Pada 21 October 2014 11:19 WIB

FDSInews – Saya selalu mengerenyitkan dahi ketika membaca atau mendengar sebutan tim nasional kita pernah menjadi macan asia di decade 50 sampai 60an. Dari deretan data yang pernah saya lihat, saya justru tidak menemukan sebuah fakta yang layak menyebut timnas kita macan asia. Di level Asia misalnya, kita baru bisa lolos ke putaran final Piala Asia pada tahun 1996, ketika itu di kualifikasi kita menyingkirkan lawan yang kurang kuat, Malaysia dan India.

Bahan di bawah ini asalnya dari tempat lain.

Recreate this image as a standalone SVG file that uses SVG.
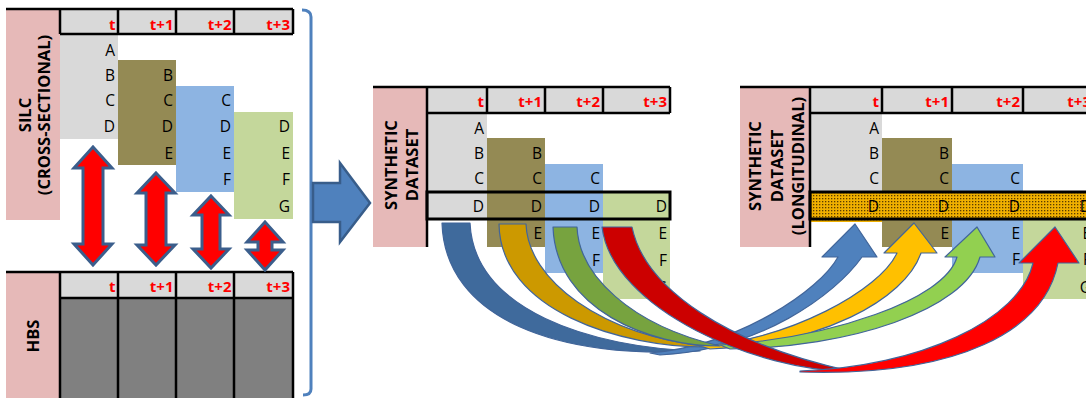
<svg xmlns="http://www.w3.org/2000/svg" width="1086" height="398" viewBox="0 0 1086 398">
<defs>
<pattern id="dots" width="3" height="3" patternUnits="userSpaceOnUse"><rect width="3" height="3" fill="#f0b000"/><rect x="0" y="0" width="1.3" height="1.3" fill="#5a3c00"/></pattern>
<style>
.lbl{fill:#e6b9b8}
.hdr{fill:#d9d9d9}
.gray{fill:#d9d9d9}
.olive{fill:#948a54}
.blue{fill:#8db4e2}
.green{fill:#c4d79b}
.ln{stroke:#000;stroke-width:2.5;fill:none}
.box{stroke:#000;stroke-width:3}
.ht{font-family:'Open Sans','Liberation Sans',sans-serif;font-weight:bold;font-size:15px;fill:#ff0000;text-anchor:end}
.ct{font-family:'Open Sans','Liberation Sans',sans-serif;font-size:15.5px;fill:#000;text-anchor:end}
.rt{font-family:'Open Sans','Liberation Sans',sans-serif;font-weight:bold;font-size:16.5px;fill:#000;text-anchor:middle}
.dbl{fill:#ff0000;stroke:#3b5e8c;stroke-width:3;stroke-linejoin:miter}
.ca{stroke:#41659a;stroke-width:1.2;stroke-linejoin:round}
</style>
</defs>
<rect width="1086" height="398" fill="#fff"/>

<g id="silc">
<rect class="lbl" x="6" y="10" width="54" height="210"/>
<rect class="hdr" x="60" y="9" width="233" height="25"/>
<rect class="gray" x="60" y="34" width="58" height="105"/>
<rect class="olive" x="118" y="60" width="58" height="105"/>
<rect class="blue" x="176" y="86" width="58" height="106"/>
<rect class="green" x="234" y="112" width="59" height="107"/>
<path class="ln" d="M6,9H293M60,34H293M60,9V34M118,9V34M176,9V34M234,9V34M293,9V34"/>
<text class="ht" x="115.5" y="30">t</text>
<text class="ht" x="173.5" y="30">t+1</text>
<text class="ht" x="231.5" y="30">t+2</text>
<text class="ht" x="290" y="30">t+3</text>
<text class="ct" x="115" y="56">A</text>
<text class="ct" x="115" y="81">B</text>
<text class="ct" x="115" y="106">C</text>
<text class="ct" x="115" y="132">D</text>
<text class="ct" x="173" y="81">B</text>
<text class="ct" x="173" y="106">C</text>
<text class="ct" x="173" y="132">D</text>
<text class="ct" x="173" y="159">E</text>
<text class="ct" x="231" y="106">C</text>
<text class="ct" x="231" y="132">D</text>
<text class="ct" x="231" y="159">E</text>
<text class="ct" x="231" y="185">F</text>
<text class="ct" x="290" y="132">D</text>
<text class="ct" x="290" y="159">E</text>
<text class="ct" x="290" y="185">F</text>
<text class="ct" x="290" y="212">G</text>
<text class="rt" transform="translate(31,115) rotate(-90)">SILC</text>
<text class="rt" transform="translate(50,115) rotate(-90)">(CROSS-SECTIONAL)</text>
</g>

<g id="hbs">
<rect class="lbl" x="6" y="273" width="54" height="125"/>
<rect class="hdr" x="60" y="272" width="233" height="26"/>
<rect x="60" y="298" width="233" height="100" fill="#808080"/>
<path class="ln" d="M6,272H293M60,298H293M60,272V398M118,272V398M176,272V398M234,272V398M293,272V398"/>
<text class="ht" x="115.5" y="292">t</text>
<text class="ht" x="173.5" y="292">t+1</text>
<text class="ht" x="231.5" y="292">t+2</text>
<text class="ht" x="290" y="292">t+3</text>
<text class="rt" transform="translate(39,336) rotate(-90)">HBS</text>
</g>

<g id="synthetic">
<rect class="lbl" x="373" y="88" width="54" height="159"/>
<rect class="hdr" x="427" y="87" width="243" height="26"/>
<rect class="gray" x="427" y="113" width="60" height="106"/>
<rect class="olive" x="487" y="138" width="58" height="109"/>
<rect class="blue" x="545" y="164" width="58" height="109"/>
<rect class="green" x="603" y="192" width="67" height="107"/>
<rect class="box" x="427" y="192" width="243" height="27" fill="none"/>
<path class="ln" d="M373,87H670M427,113H670M427,87V247M487,87V113M545,87V113M603,87V113M670,87V113"/>
<text class="ht" x="484" y="107">t</text>
<text class="ht" x="542" y="107">t+1</text>
<text class="ht" x="600" y="107">t+2</text>
<text class="ht" x="667" y="107">t+3</text>
<text class="ct" x="484" y="134">A</text>
<text class="ct" x="484" y="159">B</text>
<text class="ct" x="484" y="184">C</text>
<text class="ct" x="484" y="212">D</text>
<text class="ct" x="542" y="159">B</text>
<text class="ct" x="542" y="184">C</text>
<text class="ct" x="542" y="212">D</text>
<text class="ct" x="542" y="239">E</text>
<text class="ct" x="600" y="184">C</text>
<text class="ct" x="600" y="212">D</text>
<text class="ct" x="600" y="239">E</text>
<text class="ct" x="600" y="266">F</text>
<text class="ct" x="667" y="212">D</text>
<text class="ct" x="667" y="239">E</text>
<text class="ct" x="667" y="266">F</text>
<text class="ct" x="667" y="293">G</text>
<text class="rt" transform="translate(397,165) rotate(-90)">SYNTHETIC</text>
<text class="rt" transform="translate(418,165) rotate(-90)">DATASET</text>
</g>

<g id="longitudinal">
<rect class="lbl" x="740" y="88" width="70" height="159"/>
<rect class="hdr" x="810" y="87" width="284" height="26"/>
<rect class="gray" x="810" y="113" width="72" height="106"/>
<rect class="olive" x="882" y="138" width="70" height="109"/>
<rect class="blue" x="952" y="164" width="71" height="109"/>
<rect class="green" x="1023" y="192" width="71" height="107"/>
<rect x="810" y="219" width="72" height="3" fill="url(#dots)"/>
<rect class="box" x="810" y="192" width="284" height="27" fill="url(#dots)"/>
<path class="ln" d="M740,87H1094M810,113H1094M810,87V247M882,87V113M952,87V113M1023,87V113"/>
<text class="ht" x="879" y="107">t</text>
<text class="ht" x="949" y="107">t+1</text>
<text class="ht" x="1020" y="107">t+2</text>
<text class="ht" x="1091" y="107">t+3</text>
<text class="ct" x="879" y="134">A</text>
<text class="ct" x="879" y="159">B</text>
<text class="ct" x="879" y="184">C</text>
<text class="ct" x="879" y="212">D</text>
<text class="ct" x="949" y="159">B</text>
<text class="ct" x="949" y="184">C</text>
<text class="ct" x="949" y="212">D</text>
<text class="ct" x="949" y="239">E</text>
<text class="ct" x="1020" y="184">C</text>
<text class="ct" x="1020" y="212">D</text>
<text class="ct" x="1020" y="239">E</text>
<text class="ct" x="1020" y="265">F</text>
<text class="ct" x="1091" y="212">D</text>
<text class="ct" x="1091" y="239">E</text>
<text class="ct" x="1091" y="265">F</text>
<text class="ct" x="1091" y="293">G</text>
<text class="rt" transform="translate(761,166) rotate(-90)">SYNTHETIC</text>
<text class="rt" transform="translate(783,166) rotate(-90)">DATASET</text>
<text class="rt" transform="translate(804,166) rotate(-90)">(LONGITUDINAL)</text>
</g>

<g id="connectors">
<polygon class="dbl" points="93,147 112,168 103,168 103,244 112,244 93,265 74,244 83,244 83,168 74,168"/>
<polygon class="dbl" points="156,173 175,193 166,193 166,245 175,245 156,265 137,245 146,245 146,193 137,193"/>
<polygon class="dbl" points="211,196 229,215 220,215 220,249 229,249 211,268 193,249 202,249 202,215 193,215"/>
<polygon class="dbl" points="265,222 283,242 272,242 272,250 283,250 265,270 247,250 258,250 258,242 247,242"/>
<path d="M302,10Q311,10 311,17V389Q311,395 303,395" fill="none" stroke="#4f81bd" stroke-width="3"/>
<polygon points="313,183 340,183 340,163 370,203 340,242 340,222 313,222" fill="#4f81bd" stroke="#385d8a" stroke-width="2.5" stroke-linejoin="miter"/>

<path class="ca" fill="#3f6a9c" d="M442,223L470,223C474,310 590,348 700,351C560,360 445,320 442,223Z"/>
<path class="ca" fill="#4f81bd" d="M650,353C740,345 820,290 838,257L822,257L855,224L877,257L862,257C835,295 760,350 660,355Z"/>

<path class="ca" fill="#cc9900" d="M499,224L526,224C528,280 600,335 710,347C620,348 500,310 499,224Z"/>
<path class="ca" fill="#ffc000" d="M700,346C790,340 880,290 897,253L884,253L914,223L937,253L921,253C905,300 820,345 710,349Z"/>

<path class="ca" fill="#77a33f" d="M553,227L577,227C579,275 630,325 720,346C650,346 556,310 553,227Z"/>
<path class="ca" fill="#92d050" d="M720,345C830,338 945,300 957,257L945,257L977,227L995,257L980,257C965,310 850,348 730,349Z"/>

<path class="ca" fill="#cc0000" d="M602,227L632,227C645,290 730,345 850,371C760,372 612,310 602,227Z"/>
<path class="ca" fill="#ff0000" d="M800,371C920,367 1020,320 1033,263L1019,263L1055,227L1079,263L1058,263C1045,330 960,377 800,372Z"/>
</g>
</svg>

Prestasi yang bisa membanggakan selama kurun waktu decade 50 sampai 60 adalah sebuah perunggu Asian Games 1958 dan tiket lolos Olimpiade, di Olimpiade 1956 Ramang cs tampil mempesona, hanya itu. Maka ketika kita menengok catatan kita di Wikipedia atau situs resmi seperti Fifa.com atau Afc.com, prestasi Garuda menyedihkan, level kita jauh dibawah Myanmar. Myanmar yang dulunya bernama Burma lebih pantas disebut sebagai macan Asia, saya bahkan tidak tahu dari mana julukan macan asia tersebut? Kalau ada trofi yang membanggakan, mungkin juara King’s Cup tahun 1968 adalah trofi yang dimaksud.

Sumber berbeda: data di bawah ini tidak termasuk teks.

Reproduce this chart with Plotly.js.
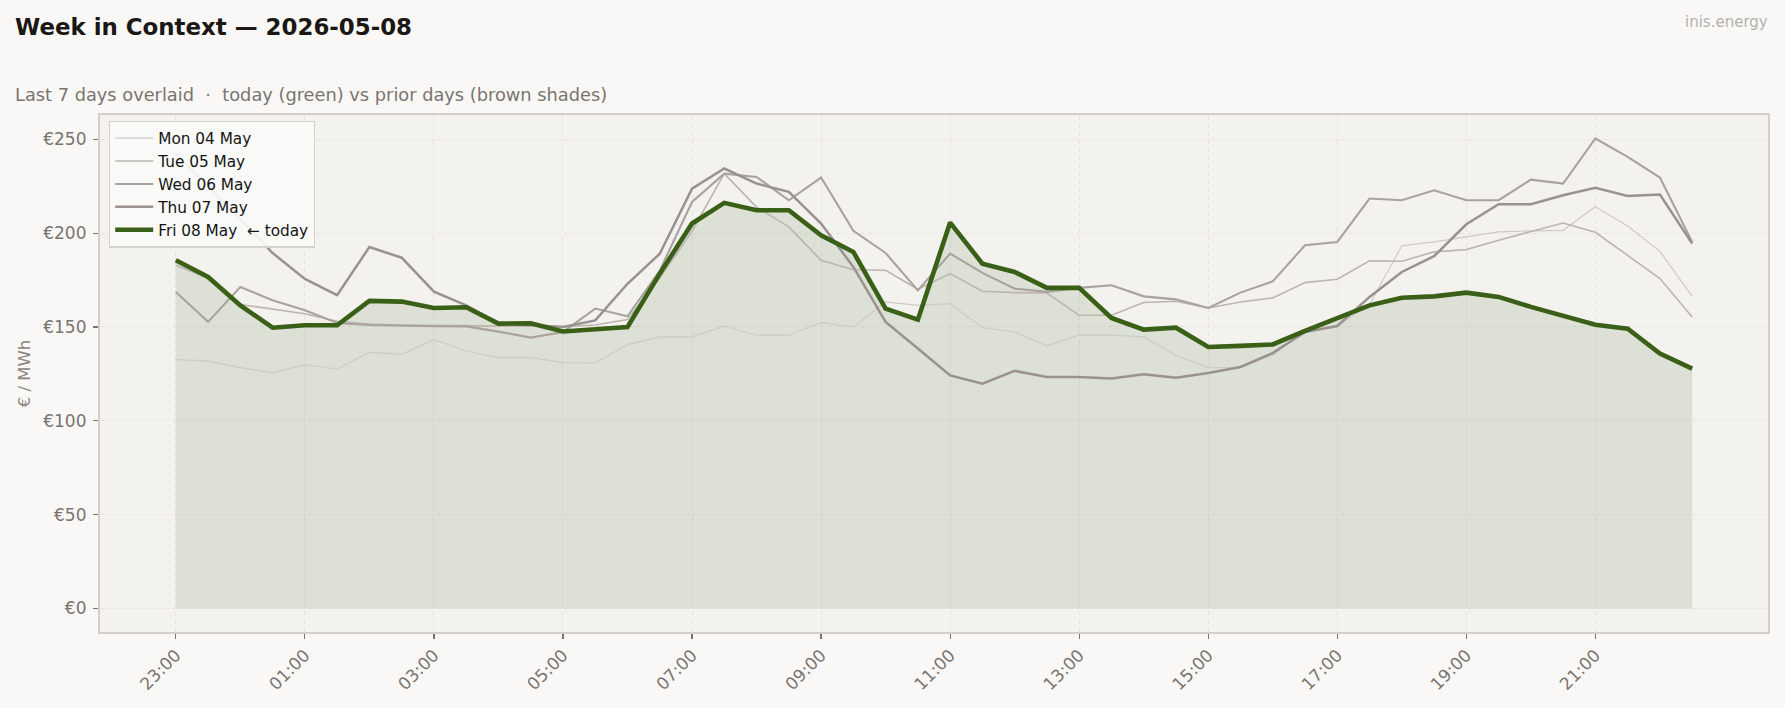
<!DOCTYPE html>
<html>
<head>
<meta charset="utf-8">
<script src="https://cdn.plot.ly/plotly-3.0.1.min.js"></script>
<style>
  html, body { margin: 0; padding: 0; background: #f9f8f6; }
  #chart { width: 1785px; height: 708px; }
</style>
</head>
<body>
<div id="chart"></div>
<script>
// Half-hour settlement slots of the local delivery day (starts 23:00 UTC)
const slots = [
  "23:00","23:30","00:00","00:30","01:00","01:30","02:00","02:30",
  "03:00","03:30","04:00","04:30","05:00","05:30","06:00","06:30",
  "07:00","07:30","08:00","08:30","09:00","09:30","10:00","10:30",
  "11:00","11:30","12:00","12:30","13:00","13:30","14:00","14:30",
  "15:00","15:30","16:00","16:30","17:00","17:30","18:00","18:30",
  "19:00","19:30","20:00","20:30","21:00","21:30","22:00","22:30"
];

// Labelled hours on the x axis
const hourTicks = ["23:00","01:00","03:00","05:00","07:00","09:00","11:00","13:00","15:00","17:00","19:00","21:00"];

// Day-ahead prices, €/MWh
const mon = [132.6,131.9,128.3,125.5,129.9,127.6,136.5,135.4,143.2,137.2,133.7,133.7,
             131.0,130.8,140.6,144.7,144.7,150.5,145.6,145.6,152.3,150.0,163.3,161.5,
             162.4,149.6,147.3,139.9,145.6,145.6,144.7,134.9,128.3,128.3,135.0,148.5,
             150.5,162.0,193.2,195.3,198.0,200.6,201.2,201.5,214.0,203.8,190.3,166.3];
const tue = [182.9,176.0,162.0,159.5,157.0,153.0,151.5,151.0,150.8,150.6,150.5,150.0,
             150.2,151.0,154.0,176.0,201.0,231.7,213.9,203.3,185.5,180.5,180.2,170.1,
             178.4,169.0,168.3,168.1,156.2,156.2,163.0,163.7,160.1,163.3,165.5,173.6,
             175.4,185.2,185.0,190.0,191.2,196.2,200.6,205.4,200.4,188.2,175.8,155.3];
const wed = [168.6,152.7,171.3,164.2,158.9,152.1,151.0,150.6,150.4,150.3,147.5,144.3,
             147.3,159.8,155.7,180.0,216.6,231.7,229.9,217.5,229.6,201.2,189.4,169.5,
             189.1,178.8,170.4,168.7,170.8,172.2,166.3,164.7,160.1,168.3,174.3,193.5,
             195.3,218.4,217.5,222.8,217.5,217.5,228.5,226.4,250.4,240.6,229.6,195.3];
const thu = [242.4,225.0,207.5,189.4,175.6,166.9,192.6,186.9,168.8,161.5,152.0,151.0,
             150.0,153.5,173.0,189.0,223.7,234.4,226.4,222.0,205.1,182.0,152.7,138.5,
             124.2,119.8,126.6,123.4,123.4,122.5,124.8,123.0,125.5,128.7,136.1,147.3,
             150.5,166.0,179.3,187.7,204.7,215.4,215.4,220.2,224.1,219.8,220.5,194.4];
const fri = [185.5,176.6,161.5,149.6,150.9,150.9,163.9,163.5,160.1,160.5,151.8,152.0,
             147.6,149.1,150.0,178.4,205.1,216.1,212.2,212.2,198.8,190.0,159.8,153.9,
             205.6,183.7,179.3,170.8,170.8,154.8,148.6,149.6,139.3,139.9,140.7,147.9,
             154.4,161.5,165.6,166.3,168.3,166.0,160.7,155.9,151.2,149.1,135.8,127.8];

const dayNames = ["Mon 04 May","Tue 05 May","Wed 06 May","Thu 07 May","Fri 08 May  \u2190 today"];
const yTicks = [0, 50, 100, 150, 200, 250];
const yTickText = yTicks.map(v => "\u20ac" + v);

const FONT = "DejaVu Sans, Verdana, sans-serif";
const priorDays = [
  { y: mon, name: dayNames[0], color: "#d0cac5", width: 1.2 },
  { y: tue, name: dayNames[1], color: "#bcb5b0", width: 1.6 },
  { y: wed, name: dayNames[2], color: "#aaa29e", width: 2.1 },
  { y: thu, name: dayNames[3], color: "#9a928e", width: 2.5 }
];

const traces = [];
// soft area under today's curve
traces.push({
  x: slots, y: fri, type: "scatter", mode: "lines",
  line: { width: 0, color: "rgba(58,95,22,0)" },
  fill: "tozeroy", fillcolor: "rgba(58,95,22,0.12)",
  showlegend: false, hoverinfo: "skip"
});
priorDays.forEach(d => traces.push({
  x: slots, y: d.y, type: "scatter", mode: "lines", name: d.name,
  line: { color: d.color, width: d.width }
}));
traces.push({
  x: slots, y: fri, type: "scatter", mode: "lines", name: dayNames[4],
  line: { color: "#3a5f16", width: 4.6 }
});

const W = 1785, H = 708;
const M = { l: 100, r: 17, t: 115, b: 76 };
const pw = W - M.l - M.r, ph = H - M.t - M.b;
const px = v => (v - M.l) / pw;          // figure px -> paper x
const py = v => (H - M.b - v) / ph;      // figure px -> paper y

const gridStyle = { showgrid: true, gridcolor: "#e5e2dd", griddash: "5px,3px", gridwidth: 0.9 };

const layout = {
  width: W, height: H,
  margin: M,
  paper_bgcolor: "#f9f8f6",
  plot_bgcolor: "#f3f2ef",
  font: { family: FONT, color: "#7a7470" },
  title: {
    text: "<b>Week in Context \u2014 2026-05-08</b>",
    font: { family: FONT, size: 22.9, color: "#1a1714" },
    xref: "container", yref: "container",
    x: 15 / W, xanchor: "left",
    y: 1 - 26.5 / H, yanchor: "middle"
  },
  xaxis: Object.assign({
    type: "category",
    range: [-2.35, 49.35],
    tickvals: hourTicks, ticktext: hourTicks,
    tickangle: -45,
    tickfont: { family: FONT, size: 17, color: "#7a7470" },
    ticks: "outside", ticklen: 5, tickwidth: 1.2, tickcolor: "#7a7470",
    showline: true, linecolor: "#d3cfc9", linewidth: 1.6, mirror: true,
    zeroline: false
  }, gridStyle),
  yaxis: Object.assign({
    range: [-12.52, 262.92],
    tickvals: yTicks, ticktext: yTickText,
    tickfont: { family: FONT, size: 17, color: "#7a7470" },
    ticks: "outside", ticklen: 5.5, tickwidth: 1.2, tickcolor: "#7a7470",
    ticklabelstandoff: 3,
    showline: true, linecolor: "#d3cfc9", linewidth: 1.6, mirror: true,
    zeroline: false,
    title: { text: "\u20ac / MWh", font: { family: FONT, size: 16.5, color: "#8a8480" }, standoff: 8 },
    automargin: true
  }, gridStyle),
  legend: {
    x: px(109), y: py(120.5), xanchor: "left", yanchor: "top",
    bgcolor: "rgba(250,249,247,0.9)", bordercolor: "#d5d1cb", borderwidth: 1.2,
    font: { family: FONT, size: 15.3, color: "#141414" },
    itemwidth: 38
  },
  annotations: [
    {
      text: "Last 7 days overlaid  \u00b7  today (green) vs prior days (brown shades)",
      xref: "paper", yref: "paper", x: px(12.5), y: py(94.5),
      xanchor: "left", yanchor: "middle", showarrow: false,
      font: { family: FONT, size: 17.8, color: "#7a7470" }
    },
    {
      text: "inis.energy",
      xref: "paper", yref: "paper", x: px(1770), y: py(22),
      xanchor: "right", yanchor: "middle", showarrow: false,
      font: { family: FONT, size: 15, color: "#b5b1ad" }
    }
  ],
  showlegend: true,
  hovermode: false
};

Plotly.newPlot("chart", traces, layout, { displayModeBar: false, staticPlot: true });
</script>
</body>
</html>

Perjalanan prestasi timnas kita semakin suram ketika negara-negara Arab dengan kekuatan petrodollarnya mampu menyulap sepakbola mereka menjadi mengkilap. Dengan postur yang tinggi menjulang ditopang lari yang kencang serta fisik yang merata bagus, tim dari Arab sulit untuk dikalahkan. Di Belahan timur, China, Korea dan Jepang sejak tahun 1970an seperti tidak bisa dikalahkan oleh kita, kita selalu kalah sebelum bertanding dengan mereka. Padahal kita punya banyak proyek pembinaan pemain muda yang coba meretas sebuah jalan menuju pentas Asia, mulai dari proyek PSSI Binatama, Garuda I & II, Primavera, Baretti, SAD Uruguay namun hasilnya tetap sama, nihil prestasi.

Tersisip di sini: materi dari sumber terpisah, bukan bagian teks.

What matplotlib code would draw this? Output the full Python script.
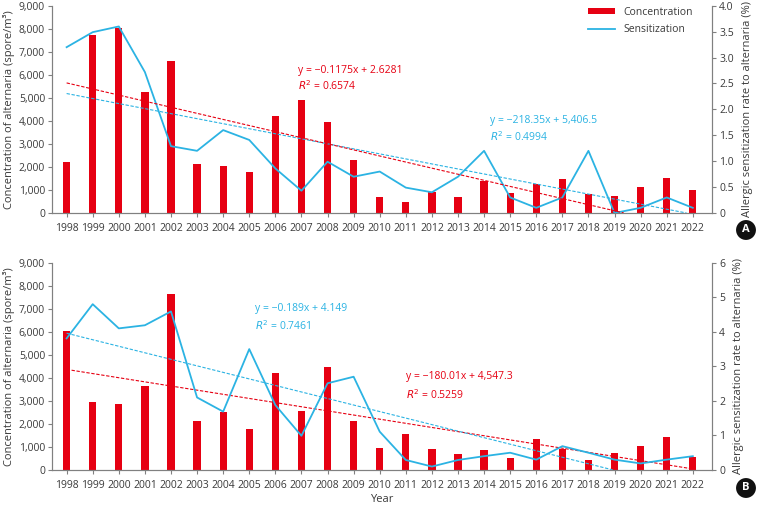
import numpy as np
import matplotlib
matplotlib.use("Agg")
import matplotlib.pyplot as plt
from matplotlib.ticker import FuncFormatter

years = list(range(1998, 2023))

# panel A
conc_a = [2230, 7720, 8050, 5260, 6600, 2140, 2020, 1780, 4220, 4910, 3940, 2310, 710,
          490, 910, 710, 1370, 870, 1260, 1490, 820, 750, 1130, 1500, 1010]
sens_a = [3.2, 3.49, 3.6, 2.72, 1.29, 1.2, 1.6, 1.41, 0.86, 0.43, 0.99, 0.7, 0.8,
          0.49, 0.4, 0.7, 1.2, 0.3, 0.1, 0.3, 1.2, 0.0, 0.1, 0.3, 0.1]
# panel B
conc_b = [6040, 2950, 2880, 3660, 7650, 2110, 2530, 1770, 4200, 2560, 4460, 2110, 950,
          1560, 900, 700, 870, 520, 1330, 900, 430, 720, 1040, 1430, 560]
sens_b = [3.81, 4.8, 4.1, 4.19, 4.59, 2.1, 1.69, 3.5, 1.88, 0.99, 2.51, 2.7, 1.11,
          0.29, 0.1, 0.29, 0.4, 0.5, 0.3, 0.69, 0.5, 0.3, 0.19, 0.3, 0.4]

# trend equations as printed (x = 1 for 1998)
trend_a_conc = [-218.35, 5406.5]
trend_a_sens = [-0.1175, 2.6281]
trend_b_conc = [-180.01, 4547.3]
trend_b_sens = [-0.189, 4.149]

RED = "#e60012"
BLUE = "#2bb3e3"
TXT = "#3a3a3a"
GRAY = "#808080"

plt.rcParams['font.family'] = ['Open Sans', 'DejaVu Sans']
plt.rcParams['font.size'] = 7.5
plt.rcParams['text.color'] = TXT
plt.rcParams['axes.labelcolor'] = TXT
plt.rcParams['xtick.color'] = GRAY
plt.rcParams['ytick.color'] = GRAY
plt.rcParams['xtick.labelcolor'] = TXT
plt.rcParams['ytick.labelcolor'] = TXT

fig = plt.figure(figsize=(7.57, 5.08), dpi=100)


def trend(coef, lo):
    xs = np.linspace(1998, 2022, 400)
    ys = coef[0] * (xs - 1997) + coef[1]
    m = ys >= lo
    return xs[m], ys[m]


def panel(rect, conc, sens, rmax, rticks, rfmt, tconc, tsens, red_trend_sens):
    ax = fig.add_axes(rect)
    ax2 = ax.twinx()
    ax.bar(years, conc, width=0.28, color=RED, label="Concentration", zorder=2)
    ax.set_xlim(1997.44, 2022.74)
    ax.set_ylim(0, 9000)
    ax.set_yticks(range(0, 9001, 1000))
    ax.yaxis.set_major_formatter(FuncFormatter(lambda v, p: f"{int(v):,}"))
    ax.set_xticks(years)
    ax.set_xticklabels([str(y) for y in years])
    ax2.set_ylim(0, rmax)
    ax2.set_yticks(rticks)
    ax2.yaxis.set_major_formatter(FuncFormatter(rfmt))
    ax2.plot(years, sens, color=BLUE, lw=1.3, label="Sensitization", zorder=3)

    # dashed trend lines
    xs, ys = trend(tconc, 0)
    xs2, ys2 = trend(tsens, 0)
    c_col = BLUE if red_trend_sens else RED
    s_col = RED if red_trend_sens else BLUE
    ax.plot(xs, ys, ls=(0, (3, 1.5)), lw=0.8, color=c_col, zorder=4)
    ax2.plot(xs2, ys2, ls=(0, (3, 1.5)), lw=0.8, color=s_col, zorder=4)

    for a in (ax, ax2):
        a.spines['top'].set_visible(False)
        for s in a.spines.values():
            s.set_color(GRAY)
            s.set_linewidth(0.8)
        a.tick_params(length=3, width=0.8, pad=2, labelsize=7.5)
    ax.tick_params(axis='x', pad=4)
    ax.set_ylabel("Concentration of alternaria (spore/m³)", fontsize=8, labelpad=3)
    ax2.set_ylabel("Allergic sensitization rate to alternaria (%)", fontsize=8, labelpad=6)
    return ax, ax2


def fmt_a(v, p):
    return "0" if v == 0 else f"{v:.1f}"


ax, ax2 = panel([0.0687, 0.5807, 0.872, 0.408], conc_a, sens_a, 4.0,
                np.arange(0, 4.01, 0.5), fmt_a, trend_a_conc, trend_a_sens, True)
h1, l1 = ax.get_legend_handles_labels()
h2, l2 = ax2.get_legend_handles_labels()
ax.legend(h1 + h2, l1 + l2, loc="upper right", bbox_to_anchor=(0.985, 1.04), frameon=False,
          fontsize=7.5, handlelength=2.6, handleheight=0.6, labelspacing=0.6)
fig.text(298 / 757, 1 - 70 / 508, "y = \u22120.1175x + 2.6281", color=RED, fontsize=7.5, va="center")
fig.text(298 / 757, 1 - 86 / 508, "$R^2$ = 0.6574", color=RED, fontsize=7.5, va="center")
fig.text(490 / 757, 1 - 120 / 508, "y = \u2212218.35x + 5,406.5", color=BLUE, fontsize=7.5, va="center")
fig.text(490 / 757, 1 - 137 / 508, "$R^2$ = 0.4994", color=BLUE, fontsize=7.5, va="center")

bx, bx2 = panel([0.0687, 0.0748, 0.872, 0.408], conc_b, sens_b, 6,
                range(0, 7), lambda v, p: f"{int(v)}", trend_b_conc, trend_b_sens, False)
bx.set_xlabel("Year", fontsize=8, labelpad=2)
fig.text(255 / 757, 1 - 309 / 508, "y = \u22120.189x + 4.149", color=BLUE, fontsize=7.5, va="center")
fig.text(255 / 757, 1 - 326 / 508, "$R^2$ = 0.7461", color=BLUE, fontsize=7.5, va="center")
fig.text(406 / 757, 1 - 377 / 508, "y = \u2212180.01x + 4,547.3", color=RED, fontsize=7.5, va="center")
fig.text(406 / 757, 1 - 395 / 508, "$R^2$ = 0.5259", color=RED, fontsize=7.5, va="center")

# panel badges
for lab, yy in (("A", 230), ("B", 488)):
    fig.text(746 / 757, 1 - yy / 508, lab, color="white", fontsize=8, fontweight="bold",
             ha="center", va="center",
             bbox=dict(boxstyle="circle,pad=0.4", fc="#111111", ec="none"))

fig.savefig("out.png", dpi=100)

Salah seorang pelatih Brasil yang pernah menangani PSSI Binatama sempat berujar bahwa pemain kita terlalu asyik bermain individu dan lupa melakukan operan, dan akutnya penyakit tersebut masih terjadi hingga kini. Dan ketika 23 anak muda dari hasil blusukan Indra Syafrie bermain bola, kita melihat ada sesuatu yang berbeda, mereka telah paham cara bermain bola denga benar hanya saja beberapa pemainnya masih mengidam penyakit akut: terlalu asyik bermain sendiri.

Sepakbola adalah permainan tim, bukan pertunjukan sirkus yang dimainkan satu atau dua orang yang bertindak akrobat bergaya hebat padahal skil pas-pasan. Inteligensi memang diperlukan untuk menunjang karakter pemain, skill adalah natural, fisik dan stamina yang bagus mempermudah pelatih menerjemahkan strateginya, apalah arti skill dan lari kencang jika hanya kuat selama 30 menit, sisanya nafas ngos-ngosan kayak babak belur di kejar patroli.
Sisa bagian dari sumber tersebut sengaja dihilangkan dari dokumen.